×

Features

Striving to fill voids in Hiroshima 75 years after the atomic bombing—Recreating cityscapes of Hondori shopping arcade, Part 3: Fukuromachi National School

Conveying appearance of deceased classmates to posterity

by Yuji Yamamoto, Staff Writer

Graduates of national school voluntarily organized graduation photo album

In a photograph, male students in white gym-class uniforms with caps compete enthusiastically in a tug-of-war competition. They are either third- or fourth-year students. The photo, taken in 1941 or 1942, is of a sports festival held at Fukuromachi National School (now Fukuromachi Elementary School, in Naka Ward). Boisterous voices of children seem to echo across the blue sky to the present day.

Almost all students at school died in atomic bombing

The school is located about 150 meters to the south of the present-day Hondori shopping street. Hirosyuki Imada, 87, a resident of Naka Ward who graduated from the school in the spring of 1945, several months prior to the atomic bombing, looked back and said with an air of nostalgia, “I don’t appear in the photo, but I remember hustling with my classmates, because my parents had come to see me.”

This photo is contained in a handmade graduation album that Mr. Imada and some of his former classmates voluntarily had put together in 1999 by collecting the photos they all had kept. An official graduation album was not available to them when they graduated, because of World War II. The time when the sports festival photo was taken coincided with the breakout of the fighting in the Pacific theater of the war. In 1943, the school’s sports festival was cancelled. On August 6, 1945, the school, located inside 500 meters from the hypocenter, was burned to the ground in the atomic bombing. Almost all of the students at school at the time perished.

Mr. Imada’s birth home was located in Sarugaku-cho, next to the current A-bomb Dome. As his father had been drafted into the army, Mr. Imada and other family members were evacuated to the village of Yahata-mura (now part of Saeki Ward) in the spring of 1945. But he himself was exposed to the atomic bombing around two kilometers from the hypocenter, suffering severe burns on his face and hands. By then, he was a student at Hiroshima Municipal First Technical School (now Hiroshima Prefectural Technical High School), and had headed to Minami-machi (now part of Minami Ward) to engage in work as a mobilized student related to the dismantling of buildings for the creation of fire lanes.

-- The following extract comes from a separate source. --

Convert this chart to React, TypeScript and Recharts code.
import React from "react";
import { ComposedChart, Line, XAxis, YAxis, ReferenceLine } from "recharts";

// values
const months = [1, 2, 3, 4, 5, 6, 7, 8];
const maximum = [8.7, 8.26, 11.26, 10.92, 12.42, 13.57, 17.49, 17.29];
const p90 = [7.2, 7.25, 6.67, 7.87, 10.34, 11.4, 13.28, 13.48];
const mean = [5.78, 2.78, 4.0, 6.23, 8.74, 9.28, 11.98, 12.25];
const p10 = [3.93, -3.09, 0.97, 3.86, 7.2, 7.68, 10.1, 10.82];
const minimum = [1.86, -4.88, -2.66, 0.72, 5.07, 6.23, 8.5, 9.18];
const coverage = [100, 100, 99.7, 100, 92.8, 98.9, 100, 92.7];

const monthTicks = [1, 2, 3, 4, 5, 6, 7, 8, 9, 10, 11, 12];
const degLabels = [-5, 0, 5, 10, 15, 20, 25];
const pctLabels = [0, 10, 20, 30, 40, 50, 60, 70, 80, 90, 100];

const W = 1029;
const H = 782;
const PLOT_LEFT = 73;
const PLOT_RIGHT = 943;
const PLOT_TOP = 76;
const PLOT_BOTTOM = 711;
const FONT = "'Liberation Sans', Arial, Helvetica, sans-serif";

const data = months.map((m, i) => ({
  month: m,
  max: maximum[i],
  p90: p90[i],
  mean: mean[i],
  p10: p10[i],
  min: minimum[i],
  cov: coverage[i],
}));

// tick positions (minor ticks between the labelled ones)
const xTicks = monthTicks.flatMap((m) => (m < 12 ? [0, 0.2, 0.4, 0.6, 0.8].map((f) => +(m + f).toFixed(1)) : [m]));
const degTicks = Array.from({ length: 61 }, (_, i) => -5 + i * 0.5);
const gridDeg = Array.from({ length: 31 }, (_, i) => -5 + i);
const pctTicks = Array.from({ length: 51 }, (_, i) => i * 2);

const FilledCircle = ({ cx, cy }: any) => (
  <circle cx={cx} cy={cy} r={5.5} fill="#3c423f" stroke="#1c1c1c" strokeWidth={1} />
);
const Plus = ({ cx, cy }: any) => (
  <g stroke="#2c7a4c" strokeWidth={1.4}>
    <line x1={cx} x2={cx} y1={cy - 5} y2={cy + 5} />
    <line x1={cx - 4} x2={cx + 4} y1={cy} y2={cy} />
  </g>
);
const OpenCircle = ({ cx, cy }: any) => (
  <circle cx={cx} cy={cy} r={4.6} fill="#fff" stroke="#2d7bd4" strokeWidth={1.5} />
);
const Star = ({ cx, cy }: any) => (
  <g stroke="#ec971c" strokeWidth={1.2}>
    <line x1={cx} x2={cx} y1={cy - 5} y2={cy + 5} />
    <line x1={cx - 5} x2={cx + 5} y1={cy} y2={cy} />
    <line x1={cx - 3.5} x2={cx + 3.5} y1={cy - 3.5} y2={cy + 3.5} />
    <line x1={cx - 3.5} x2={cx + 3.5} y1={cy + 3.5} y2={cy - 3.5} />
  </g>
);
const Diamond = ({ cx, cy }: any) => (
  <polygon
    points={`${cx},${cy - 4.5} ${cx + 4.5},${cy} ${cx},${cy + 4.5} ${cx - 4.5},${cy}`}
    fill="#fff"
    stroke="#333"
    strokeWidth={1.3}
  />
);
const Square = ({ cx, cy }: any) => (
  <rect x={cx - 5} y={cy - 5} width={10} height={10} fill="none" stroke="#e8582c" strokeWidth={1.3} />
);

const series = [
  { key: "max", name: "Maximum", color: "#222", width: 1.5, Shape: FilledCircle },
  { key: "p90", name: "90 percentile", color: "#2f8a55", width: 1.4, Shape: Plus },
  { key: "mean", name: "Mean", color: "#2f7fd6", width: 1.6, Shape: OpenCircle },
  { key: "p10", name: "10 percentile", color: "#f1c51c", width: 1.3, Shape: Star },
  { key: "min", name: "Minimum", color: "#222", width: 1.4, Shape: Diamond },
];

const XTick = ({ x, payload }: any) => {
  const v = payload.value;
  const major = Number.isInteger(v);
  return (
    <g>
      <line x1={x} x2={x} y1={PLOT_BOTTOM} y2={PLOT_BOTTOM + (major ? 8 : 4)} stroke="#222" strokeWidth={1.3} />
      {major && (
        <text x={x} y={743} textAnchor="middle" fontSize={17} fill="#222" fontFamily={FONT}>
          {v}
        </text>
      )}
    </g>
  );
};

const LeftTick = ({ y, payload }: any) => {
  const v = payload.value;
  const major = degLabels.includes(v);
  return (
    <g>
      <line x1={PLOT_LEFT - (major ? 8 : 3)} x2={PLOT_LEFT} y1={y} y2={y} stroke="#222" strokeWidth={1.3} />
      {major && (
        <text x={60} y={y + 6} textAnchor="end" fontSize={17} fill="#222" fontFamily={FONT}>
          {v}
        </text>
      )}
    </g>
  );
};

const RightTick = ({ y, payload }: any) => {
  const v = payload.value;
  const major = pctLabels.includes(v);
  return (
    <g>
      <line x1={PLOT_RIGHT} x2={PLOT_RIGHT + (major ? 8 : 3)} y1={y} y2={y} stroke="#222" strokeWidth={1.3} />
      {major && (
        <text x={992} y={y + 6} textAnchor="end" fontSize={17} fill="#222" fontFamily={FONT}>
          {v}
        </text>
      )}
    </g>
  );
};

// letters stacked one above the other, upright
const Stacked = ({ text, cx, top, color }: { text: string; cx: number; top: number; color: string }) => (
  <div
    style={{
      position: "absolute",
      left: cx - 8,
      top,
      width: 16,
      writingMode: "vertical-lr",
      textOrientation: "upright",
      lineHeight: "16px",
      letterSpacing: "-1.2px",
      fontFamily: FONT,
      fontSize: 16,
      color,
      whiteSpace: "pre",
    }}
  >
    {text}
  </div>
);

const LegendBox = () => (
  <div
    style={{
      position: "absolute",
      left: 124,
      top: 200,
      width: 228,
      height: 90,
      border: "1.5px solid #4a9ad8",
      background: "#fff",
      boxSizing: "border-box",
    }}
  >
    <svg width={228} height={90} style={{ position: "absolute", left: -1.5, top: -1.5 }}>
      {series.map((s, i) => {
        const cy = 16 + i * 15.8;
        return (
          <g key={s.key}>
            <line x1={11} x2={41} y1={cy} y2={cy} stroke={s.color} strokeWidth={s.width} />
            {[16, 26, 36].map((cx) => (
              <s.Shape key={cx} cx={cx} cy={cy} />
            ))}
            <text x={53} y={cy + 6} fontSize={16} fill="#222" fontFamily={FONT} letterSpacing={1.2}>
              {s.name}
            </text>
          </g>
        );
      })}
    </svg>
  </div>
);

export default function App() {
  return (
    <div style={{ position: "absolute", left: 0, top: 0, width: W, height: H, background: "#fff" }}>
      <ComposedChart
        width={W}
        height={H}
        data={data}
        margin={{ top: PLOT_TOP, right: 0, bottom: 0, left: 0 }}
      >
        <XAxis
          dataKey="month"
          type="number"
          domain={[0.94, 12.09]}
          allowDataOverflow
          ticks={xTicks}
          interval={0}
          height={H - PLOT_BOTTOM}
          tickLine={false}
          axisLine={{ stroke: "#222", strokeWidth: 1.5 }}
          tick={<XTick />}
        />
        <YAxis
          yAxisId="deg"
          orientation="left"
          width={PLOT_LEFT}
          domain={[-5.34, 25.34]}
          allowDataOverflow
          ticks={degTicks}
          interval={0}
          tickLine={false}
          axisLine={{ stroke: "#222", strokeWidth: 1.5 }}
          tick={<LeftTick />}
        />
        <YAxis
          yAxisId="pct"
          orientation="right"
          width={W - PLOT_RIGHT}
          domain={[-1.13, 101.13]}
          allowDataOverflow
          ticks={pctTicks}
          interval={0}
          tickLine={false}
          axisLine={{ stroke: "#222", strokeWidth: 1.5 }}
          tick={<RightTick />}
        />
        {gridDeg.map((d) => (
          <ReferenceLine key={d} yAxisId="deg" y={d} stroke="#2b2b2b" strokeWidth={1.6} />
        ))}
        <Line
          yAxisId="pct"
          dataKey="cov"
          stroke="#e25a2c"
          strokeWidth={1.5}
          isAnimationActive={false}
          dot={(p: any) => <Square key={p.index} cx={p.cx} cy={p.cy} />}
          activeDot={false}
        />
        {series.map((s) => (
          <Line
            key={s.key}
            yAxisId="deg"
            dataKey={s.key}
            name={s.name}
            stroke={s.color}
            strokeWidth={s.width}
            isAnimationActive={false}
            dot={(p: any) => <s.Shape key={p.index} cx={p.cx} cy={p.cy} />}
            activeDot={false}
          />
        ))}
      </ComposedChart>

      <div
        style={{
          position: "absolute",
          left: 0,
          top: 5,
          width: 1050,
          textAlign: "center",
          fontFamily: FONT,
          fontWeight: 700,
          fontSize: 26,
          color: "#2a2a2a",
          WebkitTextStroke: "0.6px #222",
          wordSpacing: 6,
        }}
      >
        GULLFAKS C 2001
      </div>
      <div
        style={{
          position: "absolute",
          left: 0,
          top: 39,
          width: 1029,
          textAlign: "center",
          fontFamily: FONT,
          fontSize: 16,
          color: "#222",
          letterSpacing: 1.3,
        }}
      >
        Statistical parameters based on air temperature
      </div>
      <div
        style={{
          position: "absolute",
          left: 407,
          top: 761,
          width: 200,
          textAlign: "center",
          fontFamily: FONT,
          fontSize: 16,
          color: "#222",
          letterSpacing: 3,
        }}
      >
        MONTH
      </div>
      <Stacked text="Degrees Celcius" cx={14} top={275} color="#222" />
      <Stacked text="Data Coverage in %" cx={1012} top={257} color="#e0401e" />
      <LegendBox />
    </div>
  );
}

After the war ended, his father was discharged from military service and with his family, moved back to their home in the central part of Hiroshima. Mr. Imada worked hard, got married, and had a family. When he was in his 40s, he happened to meet in his neighborhood a former classmate of his at Fukuromachi National School and they came to have a conversation about the school. Wondering how many of their schoolmates had survived the atomic bombing, they began to trace the whereabouts of their friends from the past.

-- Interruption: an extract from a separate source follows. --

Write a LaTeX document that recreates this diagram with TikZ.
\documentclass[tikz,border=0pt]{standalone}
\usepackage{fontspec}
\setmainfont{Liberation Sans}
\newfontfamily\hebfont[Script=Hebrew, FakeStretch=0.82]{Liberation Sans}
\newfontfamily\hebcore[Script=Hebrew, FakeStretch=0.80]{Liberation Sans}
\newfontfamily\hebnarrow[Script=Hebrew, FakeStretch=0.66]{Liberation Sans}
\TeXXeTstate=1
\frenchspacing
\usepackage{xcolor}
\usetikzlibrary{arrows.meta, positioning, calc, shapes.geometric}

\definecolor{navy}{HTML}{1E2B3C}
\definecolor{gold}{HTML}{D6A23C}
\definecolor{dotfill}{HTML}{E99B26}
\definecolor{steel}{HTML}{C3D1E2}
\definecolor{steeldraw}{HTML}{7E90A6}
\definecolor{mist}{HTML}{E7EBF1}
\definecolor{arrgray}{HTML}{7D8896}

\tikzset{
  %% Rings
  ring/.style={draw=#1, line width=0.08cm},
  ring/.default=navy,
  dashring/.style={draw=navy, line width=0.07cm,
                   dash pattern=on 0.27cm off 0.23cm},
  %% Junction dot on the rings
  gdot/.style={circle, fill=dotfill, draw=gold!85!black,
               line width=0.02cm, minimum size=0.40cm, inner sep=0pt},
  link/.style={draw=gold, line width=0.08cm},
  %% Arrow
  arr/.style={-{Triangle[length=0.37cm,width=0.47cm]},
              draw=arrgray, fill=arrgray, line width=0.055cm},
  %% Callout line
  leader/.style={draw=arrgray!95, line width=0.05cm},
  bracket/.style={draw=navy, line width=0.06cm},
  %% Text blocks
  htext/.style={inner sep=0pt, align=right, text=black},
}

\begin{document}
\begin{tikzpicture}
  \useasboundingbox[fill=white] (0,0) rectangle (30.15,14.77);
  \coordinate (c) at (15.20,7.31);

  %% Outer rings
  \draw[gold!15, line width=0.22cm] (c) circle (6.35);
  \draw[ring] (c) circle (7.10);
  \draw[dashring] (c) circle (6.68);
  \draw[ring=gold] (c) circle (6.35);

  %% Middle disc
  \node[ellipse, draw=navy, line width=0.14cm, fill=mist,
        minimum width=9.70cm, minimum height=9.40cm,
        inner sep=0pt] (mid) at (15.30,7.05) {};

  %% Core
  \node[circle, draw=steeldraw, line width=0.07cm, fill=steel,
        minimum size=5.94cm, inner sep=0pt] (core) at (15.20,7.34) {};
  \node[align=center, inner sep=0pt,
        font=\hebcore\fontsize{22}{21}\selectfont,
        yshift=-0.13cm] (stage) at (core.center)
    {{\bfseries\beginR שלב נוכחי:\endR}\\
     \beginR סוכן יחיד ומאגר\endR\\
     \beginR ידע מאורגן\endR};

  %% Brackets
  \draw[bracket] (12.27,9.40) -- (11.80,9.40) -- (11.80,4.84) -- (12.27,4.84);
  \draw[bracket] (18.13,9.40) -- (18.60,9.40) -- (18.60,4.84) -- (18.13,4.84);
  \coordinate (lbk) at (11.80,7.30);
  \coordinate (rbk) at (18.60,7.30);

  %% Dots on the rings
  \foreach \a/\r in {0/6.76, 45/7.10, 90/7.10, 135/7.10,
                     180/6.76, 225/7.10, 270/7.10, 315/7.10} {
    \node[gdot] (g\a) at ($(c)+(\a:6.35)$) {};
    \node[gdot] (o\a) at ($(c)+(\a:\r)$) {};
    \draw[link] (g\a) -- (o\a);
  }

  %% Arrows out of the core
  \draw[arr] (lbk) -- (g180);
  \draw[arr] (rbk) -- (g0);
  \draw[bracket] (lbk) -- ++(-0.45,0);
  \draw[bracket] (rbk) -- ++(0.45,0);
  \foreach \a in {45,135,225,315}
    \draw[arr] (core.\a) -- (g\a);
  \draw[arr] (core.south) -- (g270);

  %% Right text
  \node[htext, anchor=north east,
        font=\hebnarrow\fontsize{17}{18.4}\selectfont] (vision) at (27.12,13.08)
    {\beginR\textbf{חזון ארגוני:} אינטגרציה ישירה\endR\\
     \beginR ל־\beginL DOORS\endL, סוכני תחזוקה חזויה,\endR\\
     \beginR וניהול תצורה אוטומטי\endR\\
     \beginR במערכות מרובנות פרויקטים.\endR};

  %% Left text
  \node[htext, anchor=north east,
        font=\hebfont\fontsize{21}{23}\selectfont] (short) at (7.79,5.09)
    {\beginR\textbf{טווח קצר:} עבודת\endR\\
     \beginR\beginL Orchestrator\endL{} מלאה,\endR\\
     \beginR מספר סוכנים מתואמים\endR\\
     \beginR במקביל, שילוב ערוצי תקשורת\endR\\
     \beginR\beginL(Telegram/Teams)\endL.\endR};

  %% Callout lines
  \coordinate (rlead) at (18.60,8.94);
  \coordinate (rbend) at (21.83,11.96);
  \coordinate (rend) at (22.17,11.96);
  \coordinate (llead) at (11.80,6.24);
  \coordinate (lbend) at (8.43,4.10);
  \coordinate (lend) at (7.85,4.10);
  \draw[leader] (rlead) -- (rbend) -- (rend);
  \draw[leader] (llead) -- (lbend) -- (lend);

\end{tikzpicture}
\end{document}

71 classmates found to have died in atomic bombing

Mr. Imada investigated the whereabouts of his male classmates, while Kazuko Shishido, his former classmate, helped by confirming the status of the female classmates. The two were finally able to connect with about 60 people and compile an address book. With the former classmates, they planned and organized a school excursion and creation of the graduation album. The album’s title is “Bouei” (Hat Shadows), named after lyrics from the school song. The album contains photos of various school events: an offering of prayers for safety of the first-year children who just entered the school, which was held at Shirakami-sha Shrine; their sports festivals; and a group photo of students in the sixth grade. In addition, based on cenotaphs in schools that the former classmates had entered after graduating from the national school and other such information, Mr. Imada and his former classmates looked for names of other classmates who had been killed in the atomic bombing and listed their names in the album. They found that 71 former classmates had died as far as they could discern. Knowing that such a large number of their old friends had died in the atomic bombing profoundly saddened them.

More than 20 years have passed since they put together the album. Ms. Shishido continued to console the souls of 223 former classmates at her other alma mater, Hiroshima First Prefectural Girls’ High School (now Minami High School), killed in the atomic bombing, but she passed away in August of last year. More than a few of Mr. Imada’s other friends with whom he celebrated their reunion have already died.

In December last year, Mr. Imada visited the school he had graduated from and stood on the school grounds. Holding the photo album in his hand, he spoke with Tadakatsu Fukuda, 53, the school’s principal. “I remember my school days here. I wanted to make a photographic record of my classmates who had studied here and keep it for the future,” he said. “I thought it was my duty for those who were able to survive the atomic bombing.” Mr. Imada donated the photo data of his album to the Peace Memorial Museum, in Naka Ward, last year.